Leave out all pictures. Return exactly the lines from the top of the material through the line containing "--- данные (время".

--- Records provided ---
-=-=-=-=-
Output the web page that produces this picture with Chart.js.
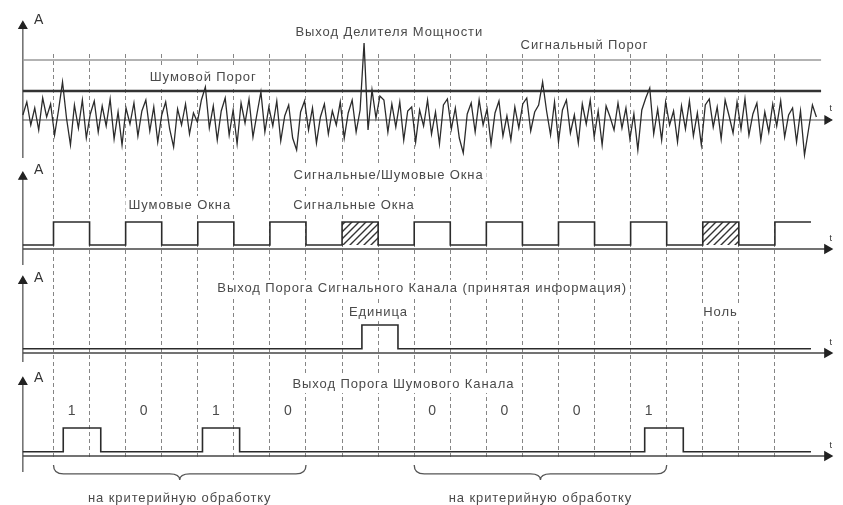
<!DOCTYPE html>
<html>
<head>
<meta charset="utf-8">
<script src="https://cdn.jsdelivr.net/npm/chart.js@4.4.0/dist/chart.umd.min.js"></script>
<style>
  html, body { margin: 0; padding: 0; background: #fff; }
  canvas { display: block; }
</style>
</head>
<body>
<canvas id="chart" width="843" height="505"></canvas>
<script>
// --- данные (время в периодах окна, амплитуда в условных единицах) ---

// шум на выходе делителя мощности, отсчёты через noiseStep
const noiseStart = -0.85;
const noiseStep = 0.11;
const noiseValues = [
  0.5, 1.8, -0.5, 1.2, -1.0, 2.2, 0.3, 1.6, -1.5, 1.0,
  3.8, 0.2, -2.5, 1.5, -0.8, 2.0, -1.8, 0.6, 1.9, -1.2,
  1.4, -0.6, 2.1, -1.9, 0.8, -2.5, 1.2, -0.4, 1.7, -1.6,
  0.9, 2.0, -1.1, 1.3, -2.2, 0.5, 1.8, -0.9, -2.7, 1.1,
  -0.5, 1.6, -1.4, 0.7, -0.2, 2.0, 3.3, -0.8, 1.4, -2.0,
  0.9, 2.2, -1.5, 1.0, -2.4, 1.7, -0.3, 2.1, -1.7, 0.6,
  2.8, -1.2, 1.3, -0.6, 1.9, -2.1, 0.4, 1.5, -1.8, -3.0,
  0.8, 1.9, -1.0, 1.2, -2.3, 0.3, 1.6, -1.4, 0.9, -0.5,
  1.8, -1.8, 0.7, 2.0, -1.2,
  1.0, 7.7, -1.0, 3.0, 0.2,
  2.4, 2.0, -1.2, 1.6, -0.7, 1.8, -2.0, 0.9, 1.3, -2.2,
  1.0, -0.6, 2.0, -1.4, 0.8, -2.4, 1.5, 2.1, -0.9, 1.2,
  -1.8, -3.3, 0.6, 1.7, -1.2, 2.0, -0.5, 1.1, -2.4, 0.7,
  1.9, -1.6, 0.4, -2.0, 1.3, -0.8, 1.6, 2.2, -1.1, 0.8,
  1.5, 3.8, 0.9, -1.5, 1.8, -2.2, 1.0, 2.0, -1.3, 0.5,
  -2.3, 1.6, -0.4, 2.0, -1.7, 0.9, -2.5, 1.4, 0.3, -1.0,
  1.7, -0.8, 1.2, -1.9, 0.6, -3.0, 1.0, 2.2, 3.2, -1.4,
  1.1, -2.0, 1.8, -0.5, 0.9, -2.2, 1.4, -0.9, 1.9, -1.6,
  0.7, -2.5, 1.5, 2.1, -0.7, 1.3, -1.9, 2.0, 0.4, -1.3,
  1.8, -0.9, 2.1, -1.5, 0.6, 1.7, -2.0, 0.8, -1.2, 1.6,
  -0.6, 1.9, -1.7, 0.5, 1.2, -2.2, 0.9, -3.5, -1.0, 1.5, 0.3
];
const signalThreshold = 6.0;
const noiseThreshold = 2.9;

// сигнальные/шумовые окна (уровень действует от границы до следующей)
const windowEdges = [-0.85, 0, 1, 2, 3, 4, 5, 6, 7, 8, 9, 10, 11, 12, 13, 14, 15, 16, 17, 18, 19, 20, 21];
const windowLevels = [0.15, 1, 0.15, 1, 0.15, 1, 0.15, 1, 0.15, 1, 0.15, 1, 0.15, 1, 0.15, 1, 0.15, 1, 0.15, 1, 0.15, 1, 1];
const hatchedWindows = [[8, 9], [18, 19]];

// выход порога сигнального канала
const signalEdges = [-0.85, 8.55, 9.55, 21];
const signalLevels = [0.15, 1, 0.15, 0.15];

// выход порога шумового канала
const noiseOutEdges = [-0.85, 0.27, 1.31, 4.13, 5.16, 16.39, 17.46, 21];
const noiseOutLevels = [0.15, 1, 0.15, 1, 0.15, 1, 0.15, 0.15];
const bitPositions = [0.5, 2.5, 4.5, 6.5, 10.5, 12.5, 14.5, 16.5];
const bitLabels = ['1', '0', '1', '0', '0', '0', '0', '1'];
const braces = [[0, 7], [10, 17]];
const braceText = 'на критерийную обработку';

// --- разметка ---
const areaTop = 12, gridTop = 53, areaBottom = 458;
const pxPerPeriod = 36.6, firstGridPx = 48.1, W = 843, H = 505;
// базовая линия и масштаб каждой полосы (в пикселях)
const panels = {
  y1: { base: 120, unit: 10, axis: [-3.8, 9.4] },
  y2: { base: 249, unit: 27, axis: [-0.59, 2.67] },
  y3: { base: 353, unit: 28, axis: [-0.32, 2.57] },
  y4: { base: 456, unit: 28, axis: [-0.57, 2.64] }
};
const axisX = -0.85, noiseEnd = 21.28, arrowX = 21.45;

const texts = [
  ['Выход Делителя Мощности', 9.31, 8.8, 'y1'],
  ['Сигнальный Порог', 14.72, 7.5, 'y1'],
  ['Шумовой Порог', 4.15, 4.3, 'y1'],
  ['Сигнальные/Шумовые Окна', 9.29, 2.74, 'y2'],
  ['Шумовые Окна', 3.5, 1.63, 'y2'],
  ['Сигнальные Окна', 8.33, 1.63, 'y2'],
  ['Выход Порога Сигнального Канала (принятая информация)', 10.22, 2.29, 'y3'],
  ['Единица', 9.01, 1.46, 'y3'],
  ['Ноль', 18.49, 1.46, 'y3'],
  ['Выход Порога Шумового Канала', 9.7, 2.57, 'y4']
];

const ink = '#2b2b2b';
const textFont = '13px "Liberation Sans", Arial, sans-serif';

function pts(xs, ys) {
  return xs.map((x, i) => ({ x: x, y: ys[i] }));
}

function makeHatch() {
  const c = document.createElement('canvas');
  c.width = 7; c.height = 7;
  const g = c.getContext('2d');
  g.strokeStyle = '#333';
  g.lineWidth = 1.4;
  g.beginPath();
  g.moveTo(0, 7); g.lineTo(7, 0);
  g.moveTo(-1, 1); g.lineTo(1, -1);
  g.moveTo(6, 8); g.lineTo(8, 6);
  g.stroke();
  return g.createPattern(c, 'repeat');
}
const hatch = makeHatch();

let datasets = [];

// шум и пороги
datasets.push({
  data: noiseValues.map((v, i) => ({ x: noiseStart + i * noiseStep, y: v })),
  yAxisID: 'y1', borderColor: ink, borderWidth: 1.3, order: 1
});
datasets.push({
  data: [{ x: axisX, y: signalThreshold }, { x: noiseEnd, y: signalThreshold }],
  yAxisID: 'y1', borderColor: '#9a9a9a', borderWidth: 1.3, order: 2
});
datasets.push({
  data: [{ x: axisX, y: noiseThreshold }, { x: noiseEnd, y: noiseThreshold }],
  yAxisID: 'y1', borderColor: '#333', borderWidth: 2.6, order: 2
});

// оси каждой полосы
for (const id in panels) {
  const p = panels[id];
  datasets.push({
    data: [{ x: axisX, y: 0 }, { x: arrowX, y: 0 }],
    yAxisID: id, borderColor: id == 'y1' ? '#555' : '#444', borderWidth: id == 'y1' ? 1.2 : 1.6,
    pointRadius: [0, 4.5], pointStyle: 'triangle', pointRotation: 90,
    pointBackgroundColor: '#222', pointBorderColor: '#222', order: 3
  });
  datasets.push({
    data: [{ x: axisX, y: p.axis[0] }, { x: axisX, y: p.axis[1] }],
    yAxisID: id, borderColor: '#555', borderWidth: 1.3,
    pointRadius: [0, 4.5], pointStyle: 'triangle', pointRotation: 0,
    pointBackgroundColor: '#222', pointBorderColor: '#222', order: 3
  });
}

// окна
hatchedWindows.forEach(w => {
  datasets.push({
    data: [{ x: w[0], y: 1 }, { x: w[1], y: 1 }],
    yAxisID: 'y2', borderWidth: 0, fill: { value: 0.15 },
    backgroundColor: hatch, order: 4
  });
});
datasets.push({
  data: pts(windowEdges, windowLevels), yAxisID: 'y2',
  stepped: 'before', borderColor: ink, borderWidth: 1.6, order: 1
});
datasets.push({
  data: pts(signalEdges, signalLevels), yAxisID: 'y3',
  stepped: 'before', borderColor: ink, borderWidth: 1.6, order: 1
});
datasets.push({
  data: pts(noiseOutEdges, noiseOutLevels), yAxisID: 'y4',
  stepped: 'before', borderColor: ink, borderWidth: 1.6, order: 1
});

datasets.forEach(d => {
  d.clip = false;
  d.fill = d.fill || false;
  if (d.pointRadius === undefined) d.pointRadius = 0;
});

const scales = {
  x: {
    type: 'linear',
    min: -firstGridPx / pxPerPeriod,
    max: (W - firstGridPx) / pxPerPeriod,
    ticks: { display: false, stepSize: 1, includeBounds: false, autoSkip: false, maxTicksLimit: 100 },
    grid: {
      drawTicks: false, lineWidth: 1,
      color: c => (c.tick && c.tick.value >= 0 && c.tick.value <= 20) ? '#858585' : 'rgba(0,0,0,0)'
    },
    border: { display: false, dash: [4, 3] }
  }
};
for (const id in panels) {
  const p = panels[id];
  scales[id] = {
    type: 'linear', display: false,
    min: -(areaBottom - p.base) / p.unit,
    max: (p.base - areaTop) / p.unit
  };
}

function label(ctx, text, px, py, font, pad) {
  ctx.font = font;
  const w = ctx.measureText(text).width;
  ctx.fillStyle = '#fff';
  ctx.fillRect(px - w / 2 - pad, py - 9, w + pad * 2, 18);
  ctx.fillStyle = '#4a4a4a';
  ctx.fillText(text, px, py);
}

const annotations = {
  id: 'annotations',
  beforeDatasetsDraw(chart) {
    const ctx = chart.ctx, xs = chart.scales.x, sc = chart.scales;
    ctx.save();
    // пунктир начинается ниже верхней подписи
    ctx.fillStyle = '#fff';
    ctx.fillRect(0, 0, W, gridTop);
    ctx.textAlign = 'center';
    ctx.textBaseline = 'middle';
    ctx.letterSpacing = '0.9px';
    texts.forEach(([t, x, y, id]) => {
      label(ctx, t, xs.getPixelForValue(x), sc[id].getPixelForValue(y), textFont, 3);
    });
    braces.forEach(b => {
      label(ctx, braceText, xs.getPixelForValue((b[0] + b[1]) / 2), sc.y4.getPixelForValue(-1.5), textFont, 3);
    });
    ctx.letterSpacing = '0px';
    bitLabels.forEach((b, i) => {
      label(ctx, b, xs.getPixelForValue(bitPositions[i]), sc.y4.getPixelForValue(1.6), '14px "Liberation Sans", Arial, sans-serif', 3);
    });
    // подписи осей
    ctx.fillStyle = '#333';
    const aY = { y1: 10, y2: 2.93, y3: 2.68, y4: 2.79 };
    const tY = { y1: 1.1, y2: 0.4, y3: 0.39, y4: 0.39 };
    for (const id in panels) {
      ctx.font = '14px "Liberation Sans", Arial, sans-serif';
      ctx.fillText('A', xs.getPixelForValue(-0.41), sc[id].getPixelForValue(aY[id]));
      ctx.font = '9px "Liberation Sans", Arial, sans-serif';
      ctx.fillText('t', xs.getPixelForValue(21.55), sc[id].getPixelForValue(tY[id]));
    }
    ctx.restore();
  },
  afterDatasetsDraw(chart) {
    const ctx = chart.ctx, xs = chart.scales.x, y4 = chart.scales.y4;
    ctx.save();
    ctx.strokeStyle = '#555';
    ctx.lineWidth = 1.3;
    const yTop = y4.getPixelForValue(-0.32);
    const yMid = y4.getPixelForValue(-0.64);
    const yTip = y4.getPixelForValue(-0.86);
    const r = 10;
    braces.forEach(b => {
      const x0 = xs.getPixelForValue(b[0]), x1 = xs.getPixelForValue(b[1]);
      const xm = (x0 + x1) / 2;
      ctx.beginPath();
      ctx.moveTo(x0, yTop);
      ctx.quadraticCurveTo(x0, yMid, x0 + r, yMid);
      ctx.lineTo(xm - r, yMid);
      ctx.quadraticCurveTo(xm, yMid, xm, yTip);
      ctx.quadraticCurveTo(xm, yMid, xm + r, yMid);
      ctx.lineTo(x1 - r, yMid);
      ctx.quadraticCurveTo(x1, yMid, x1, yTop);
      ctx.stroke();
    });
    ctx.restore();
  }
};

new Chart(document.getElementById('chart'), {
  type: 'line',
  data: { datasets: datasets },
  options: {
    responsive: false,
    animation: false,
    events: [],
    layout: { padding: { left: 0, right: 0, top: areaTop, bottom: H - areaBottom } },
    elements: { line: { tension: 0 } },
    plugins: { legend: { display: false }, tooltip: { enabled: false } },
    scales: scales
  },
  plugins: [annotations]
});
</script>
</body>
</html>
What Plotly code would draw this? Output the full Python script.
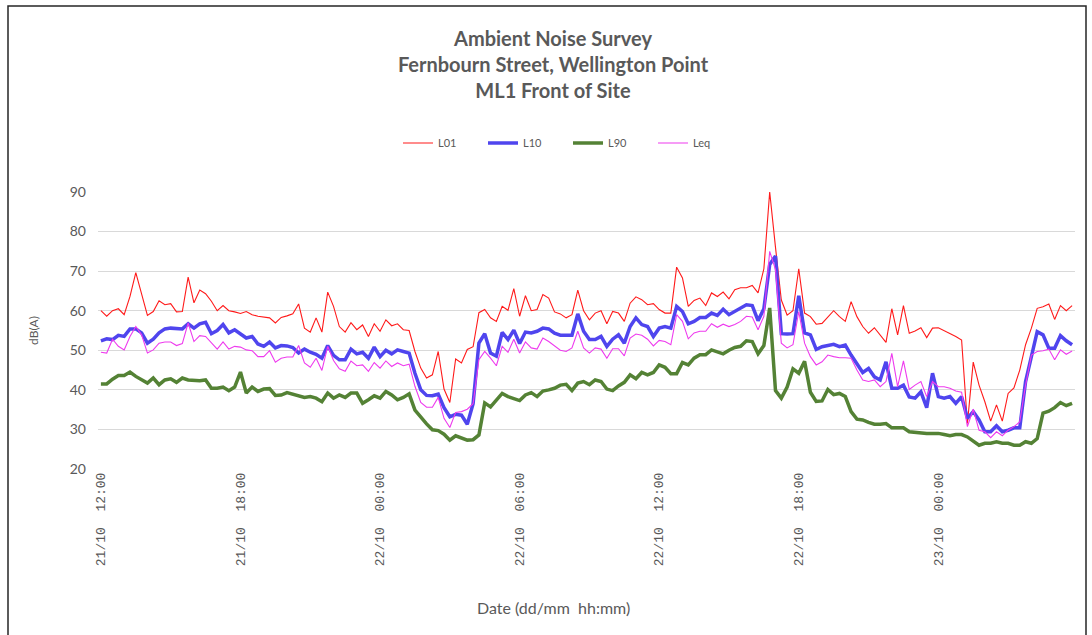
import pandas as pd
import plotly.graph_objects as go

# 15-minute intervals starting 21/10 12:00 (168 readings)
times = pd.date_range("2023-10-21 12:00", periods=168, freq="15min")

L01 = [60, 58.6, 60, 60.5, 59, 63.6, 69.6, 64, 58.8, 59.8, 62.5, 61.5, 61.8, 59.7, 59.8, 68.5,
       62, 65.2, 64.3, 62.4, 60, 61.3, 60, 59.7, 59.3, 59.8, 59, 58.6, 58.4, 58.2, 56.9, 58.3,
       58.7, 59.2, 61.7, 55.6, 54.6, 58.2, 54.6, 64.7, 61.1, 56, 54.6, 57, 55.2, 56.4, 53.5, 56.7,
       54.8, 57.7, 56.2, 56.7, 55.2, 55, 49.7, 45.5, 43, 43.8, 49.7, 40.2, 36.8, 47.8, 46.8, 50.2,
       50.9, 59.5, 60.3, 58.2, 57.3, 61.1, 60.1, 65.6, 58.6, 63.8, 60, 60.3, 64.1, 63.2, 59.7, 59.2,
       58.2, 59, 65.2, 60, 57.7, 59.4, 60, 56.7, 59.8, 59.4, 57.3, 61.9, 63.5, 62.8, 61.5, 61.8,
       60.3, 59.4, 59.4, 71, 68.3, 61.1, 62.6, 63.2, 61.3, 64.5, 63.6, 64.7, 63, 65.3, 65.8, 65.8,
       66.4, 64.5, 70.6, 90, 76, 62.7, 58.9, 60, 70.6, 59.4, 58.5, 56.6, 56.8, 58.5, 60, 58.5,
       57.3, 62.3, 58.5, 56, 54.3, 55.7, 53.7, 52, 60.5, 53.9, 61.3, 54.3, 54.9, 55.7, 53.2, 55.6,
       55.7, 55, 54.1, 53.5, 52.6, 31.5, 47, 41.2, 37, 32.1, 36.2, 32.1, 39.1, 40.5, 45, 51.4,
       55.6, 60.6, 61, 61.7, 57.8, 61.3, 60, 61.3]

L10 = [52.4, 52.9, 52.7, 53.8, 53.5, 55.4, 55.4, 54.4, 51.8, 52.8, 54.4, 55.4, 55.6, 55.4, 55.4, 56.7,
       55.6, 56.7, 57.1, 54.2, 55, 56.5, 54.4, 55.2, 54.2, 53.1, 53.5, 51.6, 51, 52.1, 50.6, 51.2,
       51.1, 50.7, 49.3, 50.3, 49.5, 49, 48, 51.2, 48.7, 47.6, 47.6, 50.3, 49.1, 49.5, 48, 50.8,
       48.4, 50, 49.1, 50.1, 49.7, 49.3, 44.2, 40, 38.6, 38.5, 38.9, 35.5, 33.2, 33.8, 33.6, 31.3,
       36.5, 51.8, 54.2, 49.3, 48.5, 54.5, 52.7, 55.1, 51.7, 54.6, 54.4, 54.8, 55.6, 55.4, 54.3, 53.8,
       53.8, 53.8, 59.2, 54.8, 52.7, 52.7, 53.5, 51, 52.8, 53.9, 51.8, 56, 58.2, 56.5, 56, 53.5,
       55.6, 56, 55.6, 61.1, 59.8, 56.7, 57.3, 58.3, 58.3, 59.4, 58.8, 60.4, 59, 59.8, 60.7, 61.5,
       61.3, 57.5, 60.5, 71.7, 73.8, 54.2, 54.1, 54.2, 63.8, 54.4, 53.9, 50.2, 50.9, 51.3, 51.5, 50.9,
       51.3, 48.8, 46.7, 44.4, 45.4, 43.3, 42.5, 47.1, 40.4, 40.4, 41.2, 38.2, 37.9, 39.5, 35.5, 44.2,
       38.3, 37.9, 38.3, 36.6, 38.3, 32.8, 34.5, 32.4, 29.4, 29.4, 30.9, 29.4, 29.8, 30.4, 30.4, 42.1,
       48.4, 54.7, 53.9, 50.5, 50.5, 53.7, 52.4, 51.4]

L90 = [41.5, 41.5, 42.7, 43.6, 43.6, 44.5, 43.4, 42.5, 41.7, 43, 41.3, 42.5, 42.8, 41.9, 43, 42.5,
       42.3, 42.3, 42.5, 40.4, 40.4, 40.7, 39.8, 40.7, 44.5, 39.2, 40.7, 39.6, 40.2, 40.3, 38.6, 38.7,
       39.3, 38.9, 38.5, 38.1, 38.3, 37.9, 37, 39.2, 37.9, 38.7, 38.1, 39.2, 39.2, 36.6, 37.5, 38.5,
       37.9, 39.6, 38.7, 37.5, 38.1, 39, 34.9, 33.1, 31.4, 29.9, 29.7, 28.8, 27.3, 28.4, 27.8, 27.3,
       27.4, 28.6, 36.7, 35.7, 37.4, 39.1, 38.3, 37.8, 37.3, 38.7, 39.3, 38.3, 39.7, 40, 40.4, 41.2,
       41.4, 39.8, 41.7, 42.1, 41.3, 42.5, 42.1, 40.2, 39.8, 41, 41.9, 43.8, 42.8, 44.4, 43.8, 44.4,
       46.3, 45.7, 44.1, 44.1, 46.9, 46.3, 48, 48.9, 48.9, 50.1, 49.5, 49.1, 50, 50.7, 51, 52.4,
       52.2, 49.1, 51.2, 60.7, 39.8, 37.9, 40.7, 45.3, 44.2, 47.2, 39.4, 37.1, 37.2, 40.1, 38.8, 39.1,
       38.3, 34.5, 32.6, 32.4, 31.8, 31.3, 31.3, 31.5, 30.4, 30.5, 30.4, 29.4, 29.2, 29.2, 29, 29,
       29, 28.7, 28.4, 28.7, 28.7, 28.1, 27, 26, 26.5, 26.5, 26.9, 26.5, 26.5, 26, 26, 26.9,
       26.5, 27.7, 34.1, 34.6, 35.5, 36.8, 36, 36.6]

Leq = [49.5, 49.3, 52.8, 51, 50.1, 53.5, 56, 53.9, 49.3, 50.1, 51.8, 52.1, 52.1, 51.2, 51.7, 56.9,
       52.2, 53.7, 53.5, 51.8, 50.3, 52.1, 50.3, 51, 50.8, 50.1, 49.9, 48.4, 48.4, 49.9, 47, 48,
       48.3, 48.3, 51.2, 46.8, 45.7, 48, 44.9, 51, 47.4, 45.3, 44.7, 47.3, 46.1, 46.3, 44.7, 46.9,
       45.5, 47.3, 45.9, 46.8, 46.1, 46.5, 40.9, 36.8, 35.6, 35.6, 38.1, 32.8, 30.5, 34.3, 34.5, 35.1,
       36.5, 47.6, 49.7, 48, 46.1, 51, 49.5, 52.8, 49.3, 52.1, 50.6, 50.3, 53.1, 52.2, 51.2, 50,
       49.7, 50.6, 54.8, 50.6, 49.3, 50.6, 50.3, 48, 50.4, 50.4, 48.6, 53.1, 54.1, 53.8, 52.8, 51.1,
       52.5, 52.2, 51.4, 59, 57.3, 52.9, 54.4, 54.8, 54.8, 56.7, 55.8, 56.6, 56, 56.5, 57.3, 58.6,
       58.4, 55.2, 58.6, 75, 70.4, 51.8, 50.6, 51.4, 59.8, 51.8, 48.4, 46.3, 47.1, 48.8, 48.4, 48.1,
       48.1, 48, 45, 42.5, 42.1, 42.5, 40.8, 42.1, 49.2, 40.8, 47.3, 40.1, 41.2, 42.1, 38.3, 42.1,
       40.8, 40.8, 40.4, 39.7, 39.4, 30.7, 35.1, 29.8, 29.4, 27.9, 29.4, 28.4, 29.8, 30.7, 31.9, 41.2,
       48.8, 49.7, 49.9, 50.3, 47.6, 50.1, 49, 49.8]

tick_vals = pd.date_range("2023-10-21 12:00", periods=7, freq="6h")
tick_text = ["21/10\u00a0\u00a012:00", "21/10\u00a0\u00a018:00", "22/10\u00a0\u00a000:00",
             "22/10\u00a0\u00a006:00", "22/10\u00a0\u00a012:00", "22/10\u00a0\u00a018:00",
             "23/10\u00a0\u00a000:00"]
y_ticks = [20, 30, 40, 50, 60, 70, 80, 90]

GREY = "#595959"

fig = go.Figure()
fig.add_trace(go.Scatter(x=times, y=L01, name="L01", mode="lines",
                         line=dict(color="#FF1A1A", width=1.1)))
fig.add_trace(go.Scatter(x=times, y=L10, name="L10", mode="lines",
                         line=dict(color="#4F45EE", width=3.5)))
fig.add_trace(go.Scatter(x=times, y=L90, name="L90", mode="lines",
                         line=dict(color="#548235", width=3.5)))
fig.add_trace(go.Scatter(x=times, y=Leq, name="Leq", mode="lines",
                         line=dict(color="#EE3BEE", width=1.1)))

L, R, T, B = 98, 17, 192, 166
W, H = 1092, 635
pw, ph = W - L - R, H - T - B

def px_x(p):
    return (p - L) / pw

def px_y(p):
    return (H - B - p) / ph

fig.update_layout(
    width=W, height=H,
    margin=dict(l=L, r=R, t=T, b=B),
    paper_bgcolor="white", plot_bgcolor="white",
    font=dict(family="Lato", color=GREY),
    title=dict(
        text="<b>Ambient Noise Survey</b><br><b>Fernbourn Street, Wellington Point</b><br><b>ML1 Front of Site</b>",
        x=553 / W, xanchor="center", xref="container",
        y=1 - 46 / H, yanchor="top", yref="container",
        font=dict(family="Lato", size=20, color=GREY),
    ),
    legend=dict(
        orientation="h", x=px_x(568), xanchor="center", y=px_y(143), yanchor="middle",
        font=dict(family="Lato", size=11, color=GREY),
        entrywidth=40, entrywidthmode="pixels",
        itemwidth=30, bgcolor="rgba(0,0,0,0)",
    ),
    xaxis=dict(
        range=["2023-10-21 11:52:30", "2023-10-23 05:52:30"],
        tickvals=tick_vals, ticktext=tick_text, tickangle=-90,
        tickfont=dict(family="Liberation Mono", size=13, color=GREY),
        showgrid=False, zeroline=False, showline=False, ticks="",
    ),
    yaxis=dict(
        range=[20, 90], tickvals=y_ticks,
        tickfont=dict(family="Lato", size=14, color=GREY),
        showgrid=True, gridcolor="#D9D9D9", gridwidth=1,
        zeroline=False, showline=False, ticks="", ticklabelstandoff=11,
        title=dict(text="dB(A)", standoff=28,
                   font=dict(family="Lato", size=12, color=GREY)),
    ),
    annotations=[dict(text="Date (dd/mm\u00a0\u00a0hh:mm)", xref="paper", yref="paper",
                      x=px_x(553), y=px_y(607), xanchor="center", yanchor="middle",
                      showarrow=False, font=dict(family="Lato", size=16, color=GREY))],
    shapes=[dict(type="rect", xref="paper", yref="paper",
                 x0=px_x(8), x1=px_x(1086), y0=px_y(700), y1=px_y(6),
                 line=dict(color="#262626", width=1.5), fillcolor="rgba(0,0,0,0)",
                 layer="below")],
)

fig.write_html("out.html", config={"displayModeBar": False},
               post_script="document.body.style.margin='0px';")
-=-=-=-=-
--- Full response ---
Output the web page that produces this picture with Chart.js.
<!DOCTYPE html>
<html>
<head>
<meta charset="utf-8">
<script src="https://cdn.jsdelivr.net/npm/chart.js@4.4.0/dist/chart.umd.min.js"></script>
<style>
  html, body { margin: 0; padding: 0; background: #fff; }
  canvas { display: block; }
</style>
</head>
<body>
<canvas id="chart" width="843" height="505"></canvas>
<script>
// --- данные (время в периодах окна, амплитуда в условных единицах) ---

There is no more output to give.